Il faut que les candidats puissent avoir des échanges francs et spontanés pendant lesquels ils peuvent attaquer et répliquer. Il faut aussi de bons modérateurs rigoureux qui forceront les candidats à s’en tenir à leur temps de parole, qui séviront contre l’intimidation et qui veilleront généralement à ce que le débat se fasse dans le respect des règles et de manière équitable. Nous ne devrions pas avoir à écouter de longs et ennuyeux sermons rédigés d’avance, et il ne faut pas non plus que les candidats se livrent à une dispute où tous les coups sont permis. Non, il faut que les débats soient au moins aussi bons que ceux qui étaient organisés à l’école secondaire de ma fille. Cela ne devrait pas être trop demander.

Je remercie mon amie, la sénatrice Dasko, d’avoir lancé cette interpellation, et de m’avoir donné cette chance de ressasser quelques souvenirs.

Le Sénat devrait donc affirmer qu’il croit au pouvoir du débat politique et qu’il juge nécessaire de trouver une meilleure façon d’organiser des débats au XXIe siècle.

Merci. Hiy hiy.

L’honorable Julie Miville-Dechêne

Sénatrice Simons, accepteriez-vous de répondre à une question?

La sénatrice Simons [ - ]

S’il vous plaît.

Comme vous, j’ai un grand intérêt pour les débats électoraux. Toutefois, je dois dire que j’ai d’assez grandes inquiétudes depuis qu’une commission indépendante s’occupe de ces débats qui me semblent de plus en plus formatés et artificiels, où l’on n’arrive pas à entendre la voix vive des candidats. Tout est mesuré de façon scientifique, mais franchement, ce n’est pas très enlevant.

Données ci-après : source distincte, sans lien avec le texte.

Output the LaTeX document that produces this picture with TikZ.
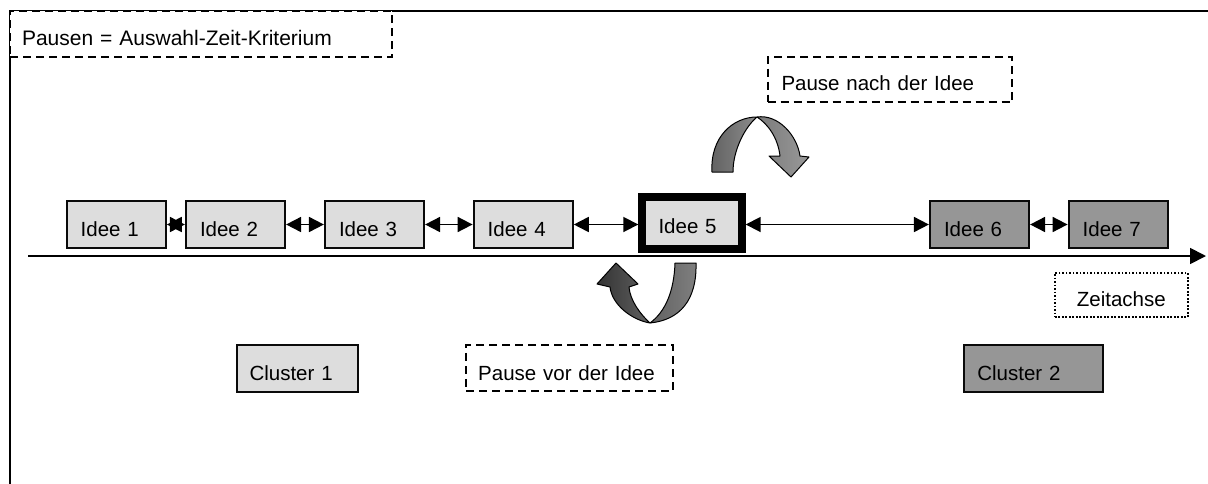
\documentclass[tikz,border=0pt]{standalone}
\usepackage{fontspec}
\setmainfont{Liberation Sans}
\usetikzlibrary{arrows.meta}
\definecolor{lightbox}{HTML}{DDDDDD}
\definecolor{darkbox}{HTML}{969696}
\definecolor{edge}{HTML}{0A0A0A}
\begin{document}
\begin{tikzpicture}[x=1pt,y=-1pt,
  txt/.style={font=\fontsize{20.5pt}{24pt}\selectfont},
  box/.style={txt, draw=edge, line width=2.2pt, rectangle, inner xsep=14pt, inner ysep=0pt,
              text height=23pt, text depth=0pt, align=left},
  idee/.style={box, fill=lightbox, minimum width=99pt, minimum height=47pt, text width=71pt},
  ideedark/.style={idee, fill=darkbox},
  dashbox/.style={box, draw=black, fill=white, dash pattern=on 8pt off 5pt},
  dotbox/.style={box, draw=black, fill=white, line width=1.8pt, dash pattern=on 1.6pt off 1.9pt},
  dbl/.style={line width=1.8pt, {Triangle[length=15pt,width=15pt]}-{Triangle[length=15pt,width=15pt]}},
  axisline/.style={line width=1.8pt, -{Triangle[length=16pt,width=16pt]}},
  frameline/.style={line width=1.8pt},
  uturn/.style={draw=black, line width=1pt, line join=round}
]
\useasboundingbox (0,0) rectangle (1208,483);

% outer frame
\coordinate (f1) at (1212,11);
\coordinate (f2) at (10,11);
\coordinate (f3) at (10,487);
\draw[frameline] (f1) -- (f2) -- (f3);

% title
\node[dashbox, minimum width=382pt, minimum height=46pt, text width=358pt, inner xsep=12pt, text height=22pt, font=\fontsize{21pt}{25pt}\selectfont]
  (title) at (201,34) {Pausen = Auswahl-Zeit-Kriterium};

% time axis
\coordinate (ax0) at (28,256);
\coordinate (ax1) at (1206,256);
\draw[axisline] (ax0) -- (ax1);

% ideas
\node[idee] (i1) at (116.2,224.5) {Idee 1};
\node[idee] (i2) at (235.5,224.5) {Idee 2};
\node[idee] (i3) at (374.5,224.5) {Idee 3};
\node[idee] (i4) at (523.2,224.5) {Idee 4};
\node[idee, line width=8pt, draw=black, minimum width=99.4pt, minimum height=52pt, inner xsep=16pt, text width=67pt, text height=21.2pt]
  (i5) at (692,222.7) {Idee 5};
\node[ideedark] (i6) at (979.5,224.5) {Idee 6};
\node[ideedark] (i7) at (1118.2,224.5) {Idee 7};

% connectors
\draw[dbl] (i1.east) -- (i2.west);
\draw[dbl] (i2.east) -- (i3.west);
\draw[dbl] (i3.east) -- (i4.west);
\draw[dbl] (i4.east) -- (i4.east -| i5.west);
\draw[dbl] (i6.west -| i5.east) -- (i6.west);
\draw[dbl] (i6.east) -- (i7.west);

% labels
\node[dotbox, minimum width=132.7pt, minimum height=44.6pt, text width=110pt, inner xsep=11pt, align=center, text height=23.4pt]
  (zeit) at (1121.3,295) {Zeitachse};
\node[box, fill=lightbox, minimum width=121pt, minimum height=46.7pt, inner xsep=12.5pt, text width=96pt, text height=23.4pt]
  (c1) at (297.5,368.3) {Cluster 1};
\node[box, fill=darkbox, minimum width=139.3pt, minimum height=47pt, inner xsep=13.5pt, text width=112pt, text height=23.4pt]
  (c2) at (1033.3,368.5) {Cluster 2};
\node[dashbox, minimum width=207pt, minimum height=46pt, inner xsep=12pt, text width=183pt, text height=24.4pt]
  (pvor) at (569.7,367.8) {Pause vor der Idee};
\node[dashbox, minimum width=244.6pt, minimum height=45.3pt, inner xsep=13.5pt, text width=217pt, text height=20.6pt]
  (pnach) at (890,79.7) {Pause nach der Idee};

% upper U-turn arrow (pause after the idea)
\path[uturn, left color=black!62, right color=black!45]
  (712,172) .. controls (710,137) and (733,117) .. (757,117)
  .. controls (745,127) and (733,150) .. (733,172) -- cycle;
\path[uturn, left color=black!52, right color=black!40]
  (757,117) .. controls (778,114) and (797,135) .. (800,156)
  -- (809,157) -- (791,177) -- (769,156) -- (780,156)
  .. controls (778,138) and (768,124) .. (757,117) -- cycle;

% lower U-turn arrow (pause before the idea)
\path[uturn, left color=black!62, right color=black!50]
  (675,263) -- (696,263) .. controls (697,300) and (680,320) .. (650,323)
  .. controls (665,312) and (674,292) .. (675,263) -- cycle;
\path[uturn, left color=black!80, right color=black!62]
  (610,287) .. controls (612,305) and (632,320) .. (650,323)
  .. controls (640,314) and (630,300) .. (629,287)
  -- (638,284) -- (616,263) -- (597,284) -- (610,287) -- cycle;
\end{tikzpicture}
\end{document}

De plus, la dernière fois, lors du débat en anglais, il y a eu une bourde terrible en raison de la grosseur de l’événement et il n’y avait pas assez de journalistes responsables. Que pensez-vous de la formule actuelle, qui me déplaît souverainement?

La sénatrice Simons [ - ]

C’est une excellente question. Dans mon discours, je n’ai pas vraiment cherché à déterminer — car je m’amusais peut-être trop —, si le fait de recourir à une commission est la meilleure stratégie par rapport au fait de laisser les radiodiffuseurs ou les organisations journalistiques gérer les débats. Je sais que récemment, un proche de votre famille a participé au débat provincial au Québec à titre de journaliste et que cette personne a formulé ses questions de manière très prudente. Comme le dit l’expression, « un chameau est le résultat auquel arrive un comité quand il veut créer un cheval ». Il se peut qu’il y ait trop de joueurs autour de la table.

Le problème, c’est que lorsqu’on a autant de chefs, il est difficile de tous les avoir en même temps sur l’estrade, sachant que ce n’est pas forcément dans l’intérêt stratégique de tous. Le fait que nous n’ayons eu qu’un seul débat en anglais a été très décevant pour moi, car j’ai apparemment un appétit insatiable, et je trouve qu’il est beaucoup plus intéressant de suivre les débats en français.